Xi Jinping et le président urugayen Tabare Vazquez à Pékin le 18 octobre 2016. | NAOHIKO HATTA / AFP

Editorial du « Monde ». En se faisant désigner « noyau dur » du Parti communiste chinois, Xi Jinping se voit conférer une autorité symbolique qui dépasse sa fonction de secrétaire général du Parti et de président de la République populaire de Chine. Cette consécration, un an avant le renouvellement programmé de son mandat de cinq ans en 2017, illustre une facette du populisme à la chinoise qu’incarne cet aristocrate rouge : le culte de l’homme fort.

Xi veut projeter l’image d’un « capitaine courage », qui s’attaque de front aux problèmes et serait le seul apte à réaliser le rêve de grande puissance qu’un appareil de propagande ultranationaliste cultive sans cesse dans l’esprit du 1,3 milliard de Chinois. Pour ses partisans, l’accumulation rapide des pouvoirs de ce nouveau « grand timonier » se justifie par l’impérieuse nécessité de s’attaquer à la crise de la fin de l’ère Hu Jintao, son prédécesseur, quand la corruption généralisée s’ajoutait à l’émiettement du Parti en fiefs indépendants à la solde des membres du Comité permanent. Elle lui a également permis de s’attaquer aux politiques les plus aberrantes du communisme, comme celles de l’enfant unique ou des camps de rééducation par le travail.

Le parti doit fonctionner comme une armée

Symptomatiques de la mutation vertigineuse de la Chine à l’heure de la mondialisation et de l’enrichissement, ces dérèglements du système politique avant son accession au pouvoir commençaient à générer des antidotes : une presse plus pugnace, l’émergence du mouvement des avocats, l’aspiration des nouvelles couches de la population éduquée à participer à la vie politique du pays. En outre, ils pouvaient conduire à des réformes politiques longtemps repoussées, en particulier une plus claire séparation entre les institutions gouvernementales et le Parti.
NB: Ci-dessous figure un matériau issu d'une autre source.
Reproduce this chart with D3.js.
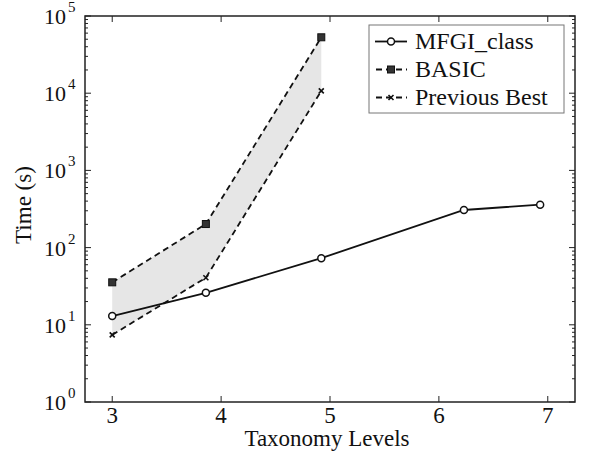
<!DOCTYPE html>
<html>
<head>
<meta charset="utf-8">
<script src="https://cdn.jsdelivr.net/npm/d3@7"></script>
<style>
  html, body { margin: 0; padding: 0; background: #fff; }
</style>
</head>
<body>
<script>
// Taxonomy depth (x) and run time in seconds (y, log scale)
const levels = [3, 3.86, 4.92, 6.23, 6.93];
const mfgiClass = [13.0, 26, 73, 307, 360];
const basicLevels = [3, 3.86, 4.92];
const basic = [35.5, 202, 53000];
const previousBest = [7.4, 40.7, 10700];

const xTicks = [3, 4, 5, 6, 7];
const yExponents = [0, 1, 2, 3, 4, 5];
const legendLabels = ["MFGI_class", "BASIC", "Previous Best"];

const W = 593, H = 455;
const plotL = 85, plotR = 575, plotT = 16, plotB = 402;
const serif = "'Liberation Serif', 'Times New Roman', Times, 'DejaVu Serif', serif";

const svg = d3.select("body").append("svg")
  .attr("width", W).attr("height", H)
  .attr("font-family", serif)
  .style("background", "#fff");

const x = d3.scaleLinear().domain([2.75, 7.25]).range([plotL, plotR]);
const y = d3.scaleLog().domain([1, 1e5]).range([plotB, plotT]);

// shaded band between BASIC and Previous Best
const band = basicLevels.map((lv, i) => ({ x: lv, hi: basic[i], lo: previousBest[i] }));
svg.append("path")
  .datum(band)
  .attr("fill", "#e6e6e6")
  .attr("d", d3.area().x(d => x(d.x)).y0(d => y(d.lo)).y1(d => y(d.hi)));

// ticks (pointing inward, on all four sides)
const tickG = svg.append("g").attr("stroke", "#222").attr("stroke-width", 1);
xTicks.forEach(t => {
  tickG.append("line").attr("x1", x(t)).attr("x2", x(t)).attr("y1", plotB).attr("y2", plotB - 6);
  tickG.append("line").attr("x1", x(t)).attr("x2", x(t)).attr("y1", plotT).attr("y2", plotT + 6);
});
const minorVals = [];
for (let e = 0; e < 5; e++) for (let m = 2; m <= 9; m++) minorVals.push(m * Math.pow(10, e));
yExponents.forEach(e => {
  const v = Math.pow(10, e);
  tickG.append("line").attr("x1", plotL).attr("x2", plotL + 6).attr("y1", y(v)).attr("y2", y(v));
  tickG.append("line").attr("x1", plotR).attr("x2", plotR - 6).attr("y1", y(v)).attr("y2", y(v));
});
minorVals.forEach(v => {
  tickG.append("line").attr("x1", plotL).attr("x2", plotL + 3).attr("y1", y(v)).attr("y2", y(v));
  tickG.append("line").attr("x1", plotR).attr("x2", plotR - 3).attr("y1", y(v)).attr("y2", y(v));
});

// series lines
const line = d3.line().x(d => x(d[0])).y(d => y(d[1]));
const dash = "6,4";
svg.append("path").datum(basicLevels.map((lv, i) => [lv, basic[i]]))
  .attr("fill", "none").attr("stroke", "#111").attr("stroke-width", 1.8)
  .attr("stroke-dasharray", dash).attr("d", line);
svg.append("path").datum(basicLevels.map((lv, i) => [lv, previousBest[i]]))
  .attr("fill", "none").attr("stroke", "#111").attr("stroke-width", 1.8)
  .attr("stroke-dasharray", dash).attr("d", line);
svg.append("path").datum(levels.map((lv, i) => [lv, mfgiClass[i]]))
  .attr("fill", "none").attr("stroke", "#111").attr("stroke-width", 1.8).attr("d", line);

// markers
function circleMark(g, cx, cy) {
  g.append("circle").attr("cx", cx).attr("cy", cy).attr("r", 3.5)
    .attr("fill", "#fff").attr("stroke", "#111").attr("stroke-width", 1.5);
}
function squareMark(g, cx, cy) {
  g.append("rect").attr("x", cx - 3.5).attr("y", cy - 3.5).attr("width", 7).attr("height", 7)
    .attr("fill", "#333").attr("stroke", "#111").attr("stroke-width", 1);
}
function crossMark(g, cx, cy) {
  const s = 2.5;
  g.append("path").attr("d", `M${cx - s},${cy - s}L${cx + s},${cy + s}M${cx - s},${cy + s}L${cx + s},${cy - s}`)
    .attr("stroke", "#111").attr("stroke-width", 1.6).attr("fill", "none");
}
const marks = svg.append("g");
basicLevels.forEach((lv, i) => squareMark(marks, x(lv), y(basic[i])));
basicLevels.forEach((lv, i) => crossMark(marks, x(lv), y(previousBest[i])));
levels.forEach((lv, i) => circleMark(marks, x(lv), y(mfgiClass[i])));

// frame
svg.append("rect").attr("x", plotL).attr("y", plotT)
  .attr("width", plotR - plotL).attr("height", plotB - plotT)
  .attr("fill", "none").attr("stroke", "#222").attr("stroke-width", 1.5);

// x tick labels
svg.append("g").selectAll("text").data(xTicks).join("text")
  .attr("x", d => x(d)).attr("y", 423)
  .attr("text-anchor", "middle").attr("font-size", 23).attr("fill", "#111")
  .text(d => d);

// y tick labels: 10 with superscript exponent
const yl = svg.append("g");
yExponents.forEach(e => {
  const t = yl.append("text").attr("x", 44).attr("y", y(Math.pow(10, e)) + 8)
    .attr("font-size", 22).attr("fill", "#111");
  t.append("tspan").text("10");
  t.append("tspan").attr("font-size", 15).attr("dy", -12).attr("dx", 2).text(e);
});

// axis titles
svg.append("text").attr("x", (plotL + plotR) / 2 - 3).attr("y", 446)
  .attr("text-anchor", "middle").attr("font-size", 23).attr("fill", "#111").text("Taxonomy Levels");
svg.append("text").attr("transform", "translate(31,205) rotate(-90)")
  .attr("text-anchor", "middle").attr("font-size", 23).attr("fill", "#111").text("Time (s)");

// legend
const lg = svg.append("g");
lg.append("rect").attr("x", 369).attr("y", 25).attr("width", 195).attr("height", 88)
  .attr("fill", "#fff").attr("stroke", "#777").attr("stroke-width", 1);
const rowY = [41.5, 69.5, 97.5];
const markFns = [circleMark, squareMark, crossMark];
legendLabels.forEach((lab, i) => {
  const ln = lg.append("line").attr("x1", 375).attr("x2", 407).attr("y1", rowY[i]).attr("y2", rowY[i])
    .attr("stroke", "#111").attr("stroke-width", 1.8);
  if (i > 0) ln.attr("stroke-dasharray", "6,4").attr("stroke-dashoffset", -1);
  markFns[i](lg, 391, rowY[i]);
  lg.append("text").attr("x", 415).attr("y", rowY[i] + 7.5).attr("font-size", 24)
    .attr("fill", "#111").text(lab);
});
</script>
</body>
</html>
Cette option a été, d’emblée, écartée par Xi Jinping. Pour celui qui se présente comme un anti-Gorbatchev, toute libéralisation politique ne pouvait mener qu’à l’effondrement du Parti et au chaos. A ses yeux, au contraire, le Parti doit être la solution à tous les problèmes. Loyal et discipliné, il doit fonctionner comme une armée, encadrée par une Inquisition, la toute-puissante Commission anticorruption dont les prérogatives empiètent désormais sur le domaine idéologique. Entretenant la nostalgie des débuts du communisme chinois à Yan’an, où son père donna refuge à Mao Zedong dans les années 1930, le président chinois se pose en héritier d’une dynastie rouge dont le fondateur reste intouchable.

Spectaculaires régressions

Ce choix a entraîné de spectaculaires régressions politiques. L’attaque contre le « nihilisme historique » interdit toute discussion critique de l’histoire officielle. La persécution des avocats et des voix discordantes a galvanisé un appareil policier déjà tout-puissant. La mise sous contrôle de la blogosphère et de la presse prive la société d’espaces naturels de débats. Les Chinois les plus riches mettent leurs enfants, et leur argent, en Occident. Nombre de fonctionnaires, et d’administrations, procrastinent, craignant sans cesse des représailles.

Faute d’un idéal politique cohérent et mobilisateur, cela rend illusoire et fragile le grand élan réformateur de M. Xi. D’autant que l’économie chinoise, usée par des années de croissance aux stéroïdes, peut flancher d’un moment à l’autre. Et que ses ambitions d’expansion internationale exposent la Chine à des résistances croissantes de la part de ses voisins et de leur protecteur américain.